On Saturday afternoon Nancy and I took a slow ride up on Fountain Nook Road, starting in Maysville and ending up on US 250. (These pictures watermarked for their protection.)
Green Valley School is where I started teaching school as a helper for Rudy Menno's Fannie. I knew nothing about teaching school but she claimed I can teach and so I did.
This farmstead was owned by a Hershberger family when I was teaching in Maysville.
Working the fields.
The black horse in the yellow field with the farm buildings in the background, plus the beautiful sky overhead makes for a perfect picture on Fountain Nook Road.
I remember when these custom made mail boxes started showing up. I don't know who invented or made them but it came about because so many mailboxes were vandalized and beaten to pieces.
More field work.
We stopped to get this shot of the horse and buggy, and as a bonus someone walked out of the house.
Little Swartzentruber Amish boys.
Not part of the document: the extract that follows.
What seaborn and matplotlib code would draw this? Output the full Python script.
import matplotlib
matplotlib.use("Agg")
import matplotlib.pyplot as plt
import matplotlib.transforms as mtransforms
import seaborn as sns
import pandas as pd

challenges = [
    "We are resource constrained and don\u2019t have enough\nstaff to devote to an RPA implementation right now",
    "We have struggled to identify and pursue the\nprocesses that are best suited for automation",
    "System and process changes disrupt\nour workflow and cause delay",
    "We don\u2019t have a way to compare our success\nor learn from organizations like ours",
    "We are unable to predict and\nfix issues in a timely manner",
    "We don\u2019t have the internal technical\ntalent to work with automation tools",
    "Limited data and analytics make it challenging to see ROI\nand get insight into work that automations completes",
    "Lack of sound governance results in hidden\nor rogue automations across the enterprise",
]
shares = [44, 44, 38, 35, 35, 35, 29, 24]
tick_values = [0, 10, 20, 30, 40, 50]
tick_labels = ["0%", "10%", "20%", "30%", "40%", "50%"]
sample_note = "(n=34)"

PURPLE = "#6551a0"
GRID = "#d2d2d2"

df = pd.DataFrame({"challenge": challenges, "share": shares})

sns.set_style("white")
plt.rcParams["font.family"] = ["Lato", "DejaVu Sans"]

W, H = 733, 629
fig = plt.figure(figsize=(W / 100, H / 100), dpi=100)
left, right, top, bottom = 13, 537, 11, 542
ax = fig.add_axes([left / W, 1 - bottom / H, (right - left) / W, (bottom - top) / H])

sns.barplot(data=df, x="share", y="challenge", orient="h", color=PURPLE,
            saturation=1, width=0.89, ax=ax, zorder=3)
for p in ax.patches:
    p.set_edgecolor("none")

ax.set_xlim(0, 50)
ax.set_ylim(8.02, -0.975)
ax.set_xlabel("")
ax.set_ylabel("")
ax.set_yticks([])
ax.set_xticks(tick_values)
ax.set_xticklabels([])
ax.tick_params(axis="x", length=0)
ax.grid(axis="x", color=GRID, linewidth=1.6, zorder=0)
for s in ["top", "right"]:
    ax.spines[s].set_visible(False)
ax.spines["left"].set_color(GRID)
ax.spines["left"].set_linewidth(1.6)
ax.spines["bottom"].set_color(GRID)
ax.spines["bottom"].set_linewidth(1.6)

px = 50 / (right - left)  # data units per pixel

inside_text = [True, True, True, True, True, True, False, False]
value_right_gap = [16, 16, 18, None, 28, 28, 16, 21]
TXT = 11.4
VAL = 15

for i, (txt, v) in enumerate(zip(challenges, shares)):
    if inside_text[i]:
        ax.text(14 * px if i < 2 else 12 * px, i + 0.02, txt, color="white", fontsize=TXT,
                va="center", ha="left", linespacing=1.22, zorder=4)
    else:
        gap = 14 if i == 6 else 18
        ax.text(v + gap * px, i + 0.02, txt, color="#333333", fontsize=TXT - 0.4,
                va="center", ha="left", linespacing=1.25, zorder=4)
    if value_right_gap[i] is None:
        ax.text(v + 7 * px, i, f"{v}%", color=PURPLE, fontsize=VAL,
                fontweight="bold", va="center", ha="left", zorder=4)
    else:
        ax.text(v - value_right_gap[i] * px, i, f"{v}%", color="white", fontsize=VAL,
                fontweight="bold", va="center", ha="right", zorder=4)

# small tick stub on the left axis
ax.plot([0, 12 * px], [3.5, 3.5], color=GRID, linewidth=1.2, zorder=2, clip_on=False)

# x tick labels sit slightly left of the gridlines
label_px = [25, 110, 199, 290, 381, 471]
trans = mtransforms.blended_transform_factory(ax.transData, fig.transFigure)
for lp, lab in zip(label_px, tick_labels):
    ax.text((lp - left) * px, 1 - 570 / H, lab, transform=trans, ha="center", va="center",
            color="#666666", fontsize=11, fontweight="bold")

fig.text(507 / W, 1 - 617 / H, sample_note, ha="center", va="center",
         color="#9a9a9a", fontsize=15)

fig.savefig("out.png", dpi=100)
The biggest one is quite happy to see us with a camera.
This boy was burning the trash. It is a chore you do every Saturday after the weekly cleaning is complete in the house.
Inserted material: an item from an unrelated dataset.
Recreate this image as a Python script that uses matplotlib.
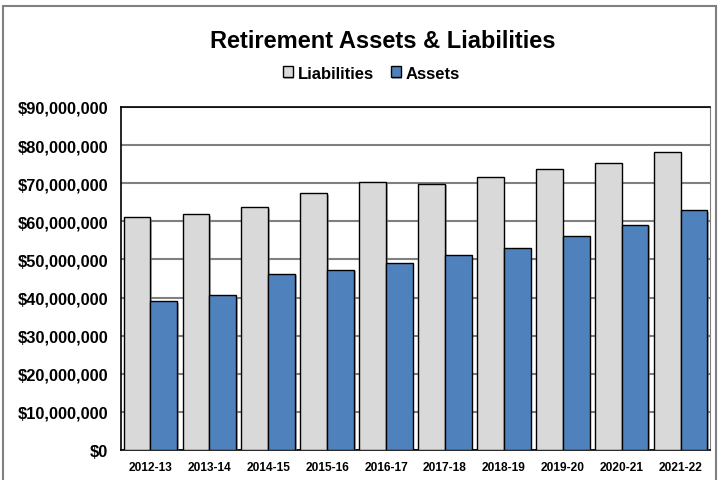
import numpy as np
import matplotlib.pyplot as plt
from matplotlib.patches import Rectangle
from matplotlib.ticker import FuncFormatter
import matplotlib.patheffects as pe

plt.rcParams['font.family'] = ['Liberation Sans', 'DejaVu Sans']
plt.rcParams['font.weight'] = 'bold'

years = ['2012-13', '2013-14', '2014-15', '2015-16', '2016-17',
         '2017-18', '2018-19', '2019-20', '2020-21', '2021-22']
liabilities = [61.1, 61.9, 63.7, 67.3, 70.3, 69.9, 71.6, 73.8, 75.2, 78.2]
assets = [39.1, 40.7, 46.3, 47.3, 49.1, 51.1, 53.0, 56.1, 59.1, 63.0]
liabilities = np.array(liabilities) * 1e6
assets = np.array(assets) * 1e6

fig = plt.figure(figsize=(7.21, 4.81), dpi=100)
ax = fig.add_axes([0.1678, 0.0624, 0.8169, 0.7131])

# outer chart frame
fig.patches.append(Rectangle((3 / 721, -0.01), 713 / 721, 1 - 7 / 481 + 0.01,
                             transform=fig.transFigure, fill=False,
                             edgecolor='#808080', linewidth=1.5))

x = np.arange(len(years))
w = 0.455
shadow = [pe.SimplePatchShadow(offset=(1.2, -1.2), shadow_rgbFace='#808080', alpha=0.6), pe.Normal()]
b1 = ax.bar(x - w / 2, liabilities, w, color='#D9D9D9', edgecolor='black', linewidth=1,
            label='Liabilities', zorder=3)
b2 = ax.bar(x + w / 2, assets, w, color='#4F81BD', edgecolor='black', linewidth=1,
            label='Assets', zorder=3)
for bar in list(b1) + list(b2):
    bar.set_path_effects(shadow)

ax.set_xlim(-0.5, len(years) - 0.5)
ax.set_ylim(0, 90e6)
ax.set_yticks(np.arange(0, 90e6 + 1, 10e6))
ax.yaxis.set_major_formatter(FuncFormatter(lambda v, p: '${:,.0f}'.format(v)))
ax.set_xticks(x)
ax.set_xticklabels(years)
ax.tick_params(axis='y', length=0, pad=9, labelsize=11.8)
ax.tick_params(axis='x', length=0, pad=8, labelsize=8.6)
ax.grid(axis='y', color='#808080', linewidth=1.5, zorder=0)
ax.set_axisbelow(True)
for s in ['left', 'bottom', 'top']:
    ax.spines[s].set_color('black')
    ax.spines[s].set_linewidth(1.2)
ax.spines['right'].set_color('#808080')

fig.text(0.531, 0.913, 'Retirement Assets & Liabilities', ha='center', va='center',
         fontsize=17, fontweight='bold')
fig.legend(handles=[b1, b2], loc='center', bbox_to_anchor=(0.515, 0.846), ncol=2,
           frameon=False, fontsize=12, handlelength=0.6, handleheight=0.6,
           handletextpad=0.3, columnspacing=1.0)

fig.savefig('out.png', dpi=100)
At the sawmill three men were cutting slab wood into smaller pieces to heat the water in the big iron kettle to take their Saturday night bath in the galvanized tub. Then also heat water Monday morning to do the weekly washing. They don't have such huge loads of laundry as one might think, because a weekly bath means a weekly change of cloth for the adults. It is just a way of life. It was this way when I was a child, but in Mom's time it was a monthly sponge bath in the winter months and a weekly wash house bath during the hot summer.
I love this setting way back in. I am sure the lane is one mud mess in the spring and whenever it rains because they don't gravel their lanes. They may have gravel drives and lanes if the men spread the gravel by hard labor.
Every time I travel this road I am on the lookout for these milk cans. I think only one time they were out by the road ready to be picked up. That is the picture I want but I know I have to be there at the right moment to get such a shot.
I am assuming and reading between the lines but knowing the Amish, especially the ways of the more conservative groups, these young men are visitors from a distant Amish settlement and are spending the weekend in the area.
Down the bank from the previous picture these two are mowing the grass. I am also assuming the barefooted one is from this home and the girl with the black stockings and shoes is the visiting girl who came with the boys and is probably a sibling to a few of them.
The bright red blanket hanging on the old picket fence in front of the red buildings is eye-catching.
An old bony milk cow grazing at the intersect of Fountain Nook Rd and US 30.